FDA Announces New Rules About Sunscreen Labeling
Class Action Alert
On June 14, 2011, the Food and Drug Administration (FDA) issued new rules regulating sunscreen labeling. The rules standardize the testing that manufacturers must conduct, provide guidelines for labeling in connection with which sunscreens provide protection against cancer and eliminate claims that any sunscreen is waterproof. Although the rules become effective next year (except for manufacturers with annual sales of less than $25,000, which have two years to comply), some of the language used by the FDA gives rise to a more immediate concern over potential false advertising and unfair competition litigation by plaintiffs' attorneys against companies that manufacture or market sunscreens. There has been litigation over sunscreen marketing claims.
The FDA has been evaluating sunscreen labeling for 33 years. It first issued proposed rules for over-the-counter (OTC) sunscreen products in 1993. Those rules addressed labeling and sun protection factor (SPF) testing to prevent sunburn, which is primarily caused by ultraviolet B (UVB) radiation. Before those rules became effective, Congress passed the Food and Drug Administration Modernization Act of 1997, which required regulations for OTC products for the prevention of sunburn. In 1999, new rules were proposed governing UVB labeling, but were stayed to add ultraviolet A (UVA) testing and labeling requirements. Both UVA and UVB radiation contribute to skin cancer. In 2007, revised proposed rules were issued, but never adopted.
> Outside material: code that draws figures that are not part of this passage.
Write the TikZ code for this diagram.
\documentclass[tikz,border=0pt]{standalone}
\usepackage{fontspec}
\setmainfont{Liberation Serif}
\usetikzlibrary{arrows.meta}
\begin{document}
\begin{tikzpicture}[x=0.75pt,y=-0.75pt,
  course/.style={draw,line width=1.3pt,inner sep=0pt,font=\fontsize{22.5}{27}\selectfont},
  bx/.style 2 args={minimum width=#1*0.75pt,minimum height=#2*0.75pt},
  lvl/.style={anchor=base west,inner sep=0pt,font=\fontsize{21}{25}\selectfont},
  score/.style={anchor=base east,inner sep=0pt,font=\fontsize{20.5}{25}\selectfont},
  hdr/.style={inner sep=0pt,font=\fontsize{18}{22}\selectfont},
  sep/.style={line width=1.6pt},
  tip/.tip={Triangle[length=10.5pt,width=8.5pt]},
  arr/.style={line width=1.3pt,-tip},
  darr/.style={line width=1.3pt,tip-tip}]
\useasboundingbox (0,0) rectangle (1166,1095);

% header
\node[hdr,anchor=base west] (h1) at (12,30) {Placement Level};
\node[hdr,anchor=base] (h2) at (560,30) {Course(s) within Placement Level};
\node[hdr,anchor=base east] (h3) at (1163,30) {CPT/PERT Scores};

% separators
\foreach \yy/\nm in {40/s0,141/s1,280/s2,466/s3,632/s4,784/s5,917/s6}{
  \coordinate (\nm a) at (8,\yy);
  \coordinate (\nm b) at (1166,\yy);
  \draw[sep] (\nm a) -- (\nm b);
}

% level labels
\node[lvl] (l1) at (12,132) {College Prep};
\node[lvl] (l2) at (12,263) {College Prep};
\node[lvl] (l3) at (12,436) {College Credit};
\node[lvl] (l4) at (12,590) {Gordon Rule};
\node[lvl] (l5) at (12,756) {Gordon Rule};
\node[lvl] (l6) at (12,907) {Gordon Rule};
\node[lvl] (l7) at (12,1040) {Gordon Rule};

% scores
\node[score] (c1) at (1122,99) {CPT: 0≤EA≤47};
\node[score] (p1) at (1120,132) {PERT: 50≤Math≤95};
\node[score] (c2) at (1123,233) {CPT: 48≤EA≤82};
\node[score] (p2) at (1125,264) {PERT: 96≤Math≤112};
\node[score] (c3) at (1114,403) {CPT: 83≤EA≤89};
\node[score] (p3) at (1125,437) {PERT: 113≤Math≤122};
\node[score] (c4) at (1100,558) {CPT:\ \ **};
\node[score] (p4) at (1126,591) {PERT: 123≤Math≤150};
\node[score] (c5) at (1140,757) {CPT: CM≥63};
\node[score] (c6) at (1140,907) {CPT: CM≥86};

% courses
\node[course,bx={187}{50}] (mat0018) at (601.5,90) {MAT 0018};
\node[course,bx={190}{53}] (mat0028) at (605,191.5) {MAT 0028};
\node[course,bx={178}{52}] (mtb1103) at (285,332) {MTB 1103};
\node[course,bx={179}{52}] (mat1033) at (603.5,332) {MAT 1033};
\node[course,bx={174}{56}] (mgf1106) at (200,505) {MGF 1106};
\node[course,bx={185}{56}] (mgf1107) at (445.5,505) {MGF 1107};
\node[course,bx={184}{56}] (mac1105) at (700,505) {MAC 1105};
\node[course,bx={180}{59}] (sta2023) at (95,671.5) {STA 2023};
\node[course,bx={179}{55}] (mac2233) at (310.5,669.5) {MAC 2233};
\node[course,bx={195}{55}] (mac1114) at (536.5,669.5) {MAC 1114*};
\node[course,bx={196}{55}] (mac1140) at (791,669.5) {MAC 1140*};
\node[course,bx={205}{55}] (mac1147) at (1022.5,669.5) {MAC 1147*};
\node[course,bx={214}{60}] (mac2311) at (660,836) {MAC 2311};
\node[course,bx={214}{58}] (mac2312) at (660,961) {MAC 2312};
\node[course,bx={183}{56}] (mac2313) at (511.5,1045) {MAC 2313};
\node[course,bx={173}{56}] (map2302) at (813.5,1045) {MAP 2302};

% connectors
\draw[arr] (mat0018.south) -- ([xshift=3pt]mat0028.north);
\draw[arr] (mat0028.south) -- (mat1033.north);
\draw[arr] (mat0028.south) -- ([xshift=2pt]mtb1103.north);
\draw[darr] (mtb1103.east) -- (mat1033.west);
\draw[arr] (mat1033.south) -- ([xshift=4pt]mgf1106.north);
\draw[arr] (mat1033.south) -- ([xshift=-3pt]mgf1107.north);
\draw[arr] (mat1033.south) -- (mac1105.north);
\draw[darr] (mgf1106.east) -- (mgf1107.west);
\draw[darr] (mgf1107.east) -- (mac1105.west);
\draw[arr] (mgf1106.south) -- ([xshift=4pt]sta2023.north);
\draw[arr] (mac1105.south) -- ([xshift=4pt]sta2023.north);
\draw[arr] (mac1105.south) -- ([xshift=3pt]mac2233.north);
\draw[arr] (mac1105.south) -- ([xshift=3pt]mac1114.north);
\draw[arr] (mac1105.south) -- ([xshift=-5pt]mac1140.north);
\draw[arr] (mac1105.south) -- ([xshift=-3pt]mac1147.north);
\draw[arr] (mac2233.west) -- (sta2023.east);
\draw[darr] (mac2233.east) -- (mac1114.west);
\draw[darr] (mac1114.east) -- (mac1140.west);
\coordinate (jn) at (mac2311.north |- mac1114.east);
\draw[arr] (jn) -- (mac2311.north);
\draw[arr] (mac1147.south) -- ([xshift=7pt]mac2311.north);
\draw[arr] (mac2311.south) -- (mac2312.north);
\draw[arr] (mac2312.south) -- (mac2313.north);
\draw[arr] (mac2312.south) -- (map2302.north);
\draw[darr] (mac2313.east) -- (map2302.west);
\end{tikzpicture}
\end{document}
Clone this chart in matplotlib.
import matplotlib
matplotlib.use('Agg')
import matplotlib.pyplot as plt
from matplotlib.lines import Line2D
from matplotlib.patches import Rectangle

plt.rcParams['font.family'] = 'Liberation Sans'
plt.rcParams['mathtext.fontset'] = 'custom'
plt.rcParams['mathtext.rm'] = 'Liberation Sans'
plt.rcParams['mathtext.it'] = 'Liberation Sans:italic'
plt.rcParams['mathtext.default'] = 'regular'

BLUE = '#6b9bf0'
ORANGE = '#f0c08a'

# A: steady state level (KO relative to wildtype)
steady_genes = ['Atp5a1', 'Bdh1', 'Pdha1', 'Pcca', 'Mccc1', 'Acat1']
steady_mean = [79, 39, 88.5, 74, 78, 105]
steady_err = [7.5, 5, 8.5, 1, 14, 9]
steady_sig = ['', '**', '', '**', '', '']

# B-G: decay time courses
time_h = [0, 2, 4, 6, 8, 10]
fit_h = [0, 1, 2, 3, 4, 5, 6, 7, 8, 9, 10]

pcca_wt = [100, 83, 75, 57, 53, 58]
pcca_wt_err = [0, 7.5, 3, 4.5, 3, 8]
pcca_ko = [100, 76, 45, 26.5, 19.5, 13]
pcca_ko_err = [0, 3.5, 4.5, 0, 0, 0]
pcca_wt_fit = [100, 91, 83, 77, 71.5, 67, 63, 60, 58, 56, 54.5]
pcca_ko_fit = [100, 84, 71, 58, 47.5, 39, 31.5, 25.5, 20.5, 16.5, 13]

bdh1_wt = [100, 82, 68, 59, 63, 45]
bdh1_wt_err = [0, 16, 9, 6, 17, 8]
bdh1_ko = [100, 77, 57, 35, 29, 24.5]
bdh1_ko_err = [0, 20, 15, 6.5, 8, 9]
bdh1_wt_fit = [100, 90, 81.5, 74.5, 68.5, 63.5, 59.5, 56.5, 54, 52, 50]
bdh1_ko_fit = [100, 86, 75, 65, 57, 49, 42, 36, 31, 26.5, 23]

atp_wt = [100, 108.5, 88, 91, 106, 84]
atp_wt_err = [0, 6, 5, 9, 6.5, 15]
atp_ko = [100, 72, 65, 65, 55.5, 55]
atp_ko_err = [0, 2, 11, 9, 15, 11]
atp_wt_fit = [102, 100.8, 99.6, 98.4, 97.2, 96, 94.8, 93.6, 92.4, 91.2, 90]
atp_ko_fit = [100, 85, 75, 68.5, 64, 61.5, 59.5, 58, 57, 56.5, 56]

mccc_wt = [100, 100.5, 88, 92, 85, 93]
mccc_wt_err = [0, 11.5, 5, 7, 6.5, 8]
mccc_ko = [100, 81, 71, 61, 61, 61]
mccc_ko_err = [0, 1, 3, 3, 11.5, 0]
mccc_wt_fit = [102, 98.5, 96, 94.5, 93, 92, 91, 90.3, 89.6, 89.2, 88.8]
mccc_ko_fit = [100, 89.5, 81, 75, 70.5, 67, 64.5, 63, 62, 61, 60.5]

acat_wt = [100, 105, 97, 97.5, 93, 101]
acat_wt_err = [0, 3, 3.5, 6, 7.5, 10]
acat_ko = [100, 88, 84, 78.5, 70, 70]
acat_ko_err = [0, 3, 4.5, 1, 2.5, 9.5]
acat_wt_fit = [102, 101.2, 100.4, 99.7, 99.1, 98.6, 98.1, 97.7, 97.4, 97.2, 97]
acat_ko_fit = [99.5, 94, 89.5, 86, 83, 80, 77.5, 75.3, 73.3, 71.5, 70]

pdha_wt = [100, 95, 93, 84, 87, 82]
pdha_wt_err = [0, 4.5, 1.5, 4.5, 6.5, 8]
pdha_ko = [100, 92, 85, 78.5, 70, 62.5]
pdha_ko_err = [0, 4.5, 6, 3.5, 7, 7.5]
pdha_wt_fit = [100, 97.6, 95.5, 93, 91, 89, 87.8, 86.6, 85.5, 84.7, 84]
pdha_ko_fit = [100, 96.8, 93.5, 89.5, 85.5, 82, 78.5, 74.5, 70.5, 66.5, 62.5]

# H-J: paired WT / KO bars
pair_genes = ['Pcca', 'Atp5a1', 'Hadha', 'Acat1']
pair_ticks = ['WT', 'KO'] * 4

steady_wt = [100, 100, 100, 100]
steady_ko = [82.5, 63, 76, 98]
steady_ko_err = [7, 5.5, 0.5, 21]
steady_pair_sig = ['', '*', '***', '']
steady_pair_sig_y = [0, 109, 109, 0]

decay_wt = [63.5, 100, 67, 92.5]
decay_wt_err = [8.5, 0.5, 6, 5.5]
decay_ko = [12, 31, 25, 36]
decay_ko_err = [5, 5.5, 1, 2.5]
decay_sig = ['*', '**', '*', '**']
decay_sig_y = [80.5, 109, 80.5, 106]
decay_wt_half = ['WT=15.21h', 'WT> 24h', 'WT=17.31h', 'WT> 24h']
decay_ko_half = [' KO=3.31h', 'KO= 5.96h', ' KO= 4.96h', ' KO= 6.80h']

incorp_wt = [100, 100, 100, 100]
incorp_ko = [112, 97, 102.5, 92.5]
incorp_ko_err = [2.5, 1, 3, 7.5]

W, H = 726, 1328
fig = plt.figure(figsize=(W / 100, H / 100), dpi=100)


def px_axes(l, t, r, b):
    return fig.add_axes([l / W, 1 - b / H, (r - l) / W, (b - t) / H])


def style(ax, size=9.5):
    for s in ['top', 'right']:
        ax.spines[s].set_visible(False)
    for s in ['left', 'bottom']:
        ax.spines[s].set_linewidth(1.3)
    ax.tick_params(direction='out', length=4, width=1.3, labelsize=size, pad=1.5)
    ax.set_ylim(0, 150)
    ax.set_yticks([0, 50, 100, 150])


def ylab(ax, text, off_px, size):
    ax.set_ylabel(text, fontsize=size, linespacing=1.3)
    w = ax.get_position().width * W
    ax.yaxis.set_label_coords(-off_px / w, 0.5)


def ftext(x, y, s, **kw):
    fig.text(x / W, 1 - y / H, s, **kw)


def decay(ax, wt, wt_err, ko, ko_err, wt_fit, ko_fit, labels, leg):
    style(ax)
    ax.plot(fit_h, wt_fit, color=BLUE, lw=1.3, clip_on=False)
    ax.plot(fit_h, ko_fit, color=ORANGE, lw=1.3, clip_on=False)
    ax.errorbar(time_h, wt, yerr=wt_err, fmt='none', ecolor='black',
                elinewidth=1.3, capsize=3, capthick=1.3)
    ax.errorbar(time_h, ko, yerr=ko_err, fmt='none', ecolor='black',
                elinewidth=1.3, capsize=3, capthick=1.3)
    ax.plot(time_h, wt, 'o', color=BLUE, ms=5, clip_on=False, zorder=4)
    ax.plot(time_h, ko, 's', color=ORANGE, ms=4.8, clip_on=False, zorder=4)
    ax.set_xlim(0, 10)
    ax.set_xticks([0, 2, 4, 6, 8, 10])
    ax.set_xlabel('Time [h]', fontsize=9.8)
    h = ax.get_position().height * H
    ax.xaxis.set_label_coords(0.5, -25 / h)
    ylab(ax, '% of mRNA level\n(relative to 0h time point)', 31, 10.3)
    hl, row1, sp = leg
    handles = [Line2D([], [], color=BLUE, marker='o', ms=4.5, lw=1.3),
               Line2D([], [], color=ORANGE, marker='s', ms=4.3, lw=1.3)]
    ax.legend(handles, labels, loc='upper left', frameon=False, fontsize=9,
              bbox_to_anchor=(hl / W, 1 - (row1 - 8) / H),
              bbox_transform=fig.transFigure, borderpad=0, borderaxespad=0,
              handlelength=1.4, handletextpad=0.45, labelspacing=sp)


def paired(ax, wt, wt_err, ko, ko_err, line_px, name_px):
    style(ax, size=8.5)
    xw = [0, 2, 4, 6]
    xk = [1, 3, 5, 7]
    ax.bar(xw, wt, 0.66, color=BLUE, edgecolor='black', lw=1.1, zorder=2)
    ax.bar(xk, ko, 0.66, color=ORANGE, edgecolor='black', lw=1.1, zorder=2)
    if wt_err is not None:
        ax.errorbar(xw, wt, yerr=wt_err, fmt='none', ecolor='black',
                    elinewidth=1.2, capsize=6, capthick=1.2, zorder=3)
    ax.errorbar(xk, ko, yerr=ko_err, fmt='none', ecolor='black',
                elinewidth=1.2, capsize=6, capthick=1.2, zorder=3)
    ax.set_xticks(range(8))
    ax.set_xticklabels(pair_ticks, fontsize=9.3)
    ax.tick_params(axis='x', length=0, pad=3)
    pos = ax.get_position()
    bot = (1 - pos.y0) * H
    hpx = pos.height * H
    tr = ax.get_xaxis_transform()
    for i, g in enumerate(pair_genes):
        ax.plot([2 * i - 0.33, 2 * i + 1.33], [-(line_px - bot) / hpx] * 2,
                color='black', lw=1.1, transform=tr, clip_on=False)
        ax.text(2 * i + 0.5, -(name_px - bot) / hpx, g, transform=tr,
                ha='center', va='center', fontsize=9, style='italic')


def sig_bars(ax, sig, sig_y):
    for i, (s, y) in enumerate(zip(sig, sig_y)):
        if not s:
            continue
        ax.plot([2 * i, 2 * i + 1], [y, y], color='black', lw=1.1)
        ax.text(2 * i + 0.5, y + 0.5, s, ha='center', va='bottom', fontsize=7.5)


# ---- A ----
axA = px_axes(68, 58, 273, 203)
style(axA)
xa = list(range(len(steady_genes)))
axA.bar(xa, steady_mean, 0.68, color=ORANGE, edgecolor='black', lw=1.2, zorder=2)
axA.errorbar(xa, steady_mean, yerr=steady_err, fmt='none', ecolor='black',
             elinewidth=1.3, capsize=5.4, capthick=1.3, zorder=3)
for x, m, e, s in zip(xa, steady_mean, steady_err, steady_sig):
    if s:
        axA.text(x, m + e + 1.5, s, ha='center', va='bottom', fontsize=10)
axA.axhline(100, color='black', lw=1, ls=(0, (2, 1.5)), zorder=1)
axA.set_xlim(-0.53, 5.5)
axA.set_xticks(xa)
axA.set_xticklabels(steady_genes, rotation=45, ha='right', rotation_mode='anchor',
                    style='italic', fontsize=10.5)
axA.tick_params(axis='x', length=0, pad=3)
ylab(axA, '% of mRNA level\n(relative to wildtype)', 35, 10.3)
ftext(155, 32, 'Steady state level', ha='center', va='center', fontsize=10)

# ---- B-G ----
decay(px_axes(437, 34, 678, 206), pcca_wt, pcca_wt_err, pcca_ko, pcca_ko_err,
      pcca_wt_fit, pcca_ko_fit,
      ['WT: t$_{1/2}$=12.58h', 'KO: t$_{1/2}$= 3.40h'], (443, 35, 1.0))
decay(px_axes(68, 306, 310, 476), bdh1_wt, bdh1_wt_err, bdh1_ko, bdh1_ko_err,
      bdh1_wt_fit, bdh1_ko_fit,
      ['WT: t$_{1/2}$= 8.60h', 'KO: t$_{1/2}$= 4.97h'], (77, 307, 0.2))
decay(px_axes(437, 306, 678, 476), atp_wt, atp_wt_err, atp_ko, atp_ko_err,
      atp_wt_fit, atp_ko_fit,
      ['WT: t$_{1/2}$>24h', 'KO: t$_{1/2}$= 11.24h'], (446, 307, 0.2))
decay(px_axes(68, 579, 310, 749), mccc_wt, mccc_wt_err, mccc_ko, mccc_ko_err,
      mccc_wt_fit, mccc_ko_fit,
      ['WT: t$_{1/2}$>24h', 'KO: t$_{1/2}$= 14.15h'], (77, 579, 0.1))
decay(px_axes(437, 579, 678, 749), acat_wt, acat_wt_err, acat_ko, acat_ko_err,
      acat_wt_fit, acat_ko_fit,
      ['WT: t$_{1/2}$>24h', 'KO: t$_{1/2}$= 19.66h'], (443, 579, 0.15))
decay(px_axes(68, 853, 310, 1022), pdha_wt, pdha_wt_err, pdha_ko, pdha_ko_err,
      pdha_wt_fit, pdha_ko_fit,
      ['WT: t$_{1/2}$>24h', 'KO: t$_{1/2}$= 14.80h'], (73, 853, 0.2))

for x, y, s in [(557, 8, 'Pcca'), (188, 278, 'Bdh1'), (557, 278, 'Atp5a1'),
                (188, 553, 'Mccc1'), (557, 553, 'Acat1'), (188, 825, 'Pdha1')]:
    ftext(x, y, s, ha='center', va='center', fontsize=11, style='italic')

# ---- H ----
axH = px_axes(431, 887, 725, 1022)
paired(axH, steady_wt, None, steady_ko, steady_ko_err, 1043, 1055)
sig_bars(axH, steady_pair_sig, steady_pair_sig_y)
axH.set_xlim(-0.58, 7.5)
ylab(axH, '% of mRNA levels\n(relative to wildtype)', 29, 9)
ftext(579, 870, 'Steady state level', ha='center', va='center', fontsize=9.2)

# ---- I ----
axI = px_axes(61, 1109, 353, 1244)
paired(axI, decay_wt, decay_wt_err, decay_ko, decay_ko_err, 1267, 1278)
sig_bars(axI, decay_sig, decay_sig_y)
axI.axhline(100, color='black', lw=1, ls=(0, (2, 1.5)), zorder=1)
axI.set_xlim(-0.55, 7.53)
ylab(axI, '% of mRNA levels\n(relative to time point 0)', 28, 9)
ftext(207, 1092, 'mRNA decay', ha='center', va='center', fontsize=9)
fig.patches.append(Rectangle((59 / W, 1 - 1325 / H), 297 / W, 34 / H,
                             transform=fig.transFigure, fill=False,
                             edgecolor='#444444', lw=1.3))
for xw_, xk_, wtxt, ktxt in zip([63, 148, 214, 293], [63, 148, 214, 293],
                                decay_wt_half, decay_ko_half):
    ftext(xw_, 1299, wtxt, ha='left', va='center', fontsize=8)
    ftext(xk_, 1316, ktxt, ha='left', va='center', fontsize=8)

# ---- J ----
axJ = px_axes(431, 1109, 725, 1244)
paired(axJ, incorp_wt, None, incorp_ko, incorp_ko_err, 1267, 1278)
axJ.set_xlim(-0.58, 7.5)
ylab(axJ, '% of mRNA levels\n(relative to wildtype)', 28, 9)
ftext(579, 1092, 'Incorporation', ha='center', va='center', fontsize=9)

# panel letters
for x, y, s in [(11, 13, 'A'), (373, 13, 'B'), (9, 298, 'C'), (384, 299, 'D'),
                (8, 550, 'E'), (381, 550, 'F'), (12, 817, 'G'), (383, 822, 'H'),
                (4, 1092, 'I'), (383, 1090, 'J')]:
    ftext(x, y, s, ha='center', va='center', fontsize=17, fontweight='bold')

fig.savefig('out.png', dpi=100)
The new rules just issued, which are effective June 18, 2012, address labeling and the effectiveness testing on which labeling is based. The new rules do not address what active ingredients are generally recognized as safe and effective, a subject that is currently under review. Additional review also is being conducted on the safety and effectiveness of sunscreen products in the form of sprays.
Key Points of the New Rules
Manufacturers are banned from labeling sunscreens as"waterproof" or "sweatproof" or identifying them as "sunblocks." According to the FDA press release, "these claims overstate their effectiveness." Water resistance claims are limited to whether the sunscreen is effective for 40 or 80 minutes while swimming or sweating based on standardized testing.
Sunscreens that pass a broad spectrum test procedure that measures UVA protection in relation to UVB protection are allowed to be labeled as "Broad Spectrum." In other words, the UVA protection must be equivalent to the UVB protection to achieve the coveted Broad Spectrum label.
Only Broad Spectrum sunscreens with an SPF of 15 or higher are allowed to claim that they reduce the risks of skin cancer and early skin aging.
Non-Broad Spectrum sunscreens and Broad Spectrum sunscreens with an SPF between 2 and 14 must carry a warning that they have not been shown to prevent skin cancer or early skin aging. They can only claim to help protect against sunburn.
Although not a final rule as those above, the FDA has proposed a rule that would limit SPF values to no more than 50. According to the FDA press release, "there is not sufficient data to show that products with SPF values higher than 50 provide greater protection for users than products with SPF values of 50."
While the rules note product liability claims are not preempted, the rules recognize the provisions governing express preemption under section 751(a) of the Food Drug and Cosmetics Act.
The intention of the new regulations is to help consumers decide how to buy and use sunscreen, as well as allow them to better protect themselves from skin cancer, early skin aging and sunburn. According to the Environmental Working Group, an environmental consumer advocacy organization, the rules don't go far enough and are weaker than the rules proposed in 2007, which included a prohibition on labeling sunscreens with values higher than "SPF 50+." Nevertheless, the new rules may have the unintended consequence of inspiring plaintiffs' lawyers to renew their efforts pursuing false advertising and unfair competition claims against sunscreen manufacturers and marketers.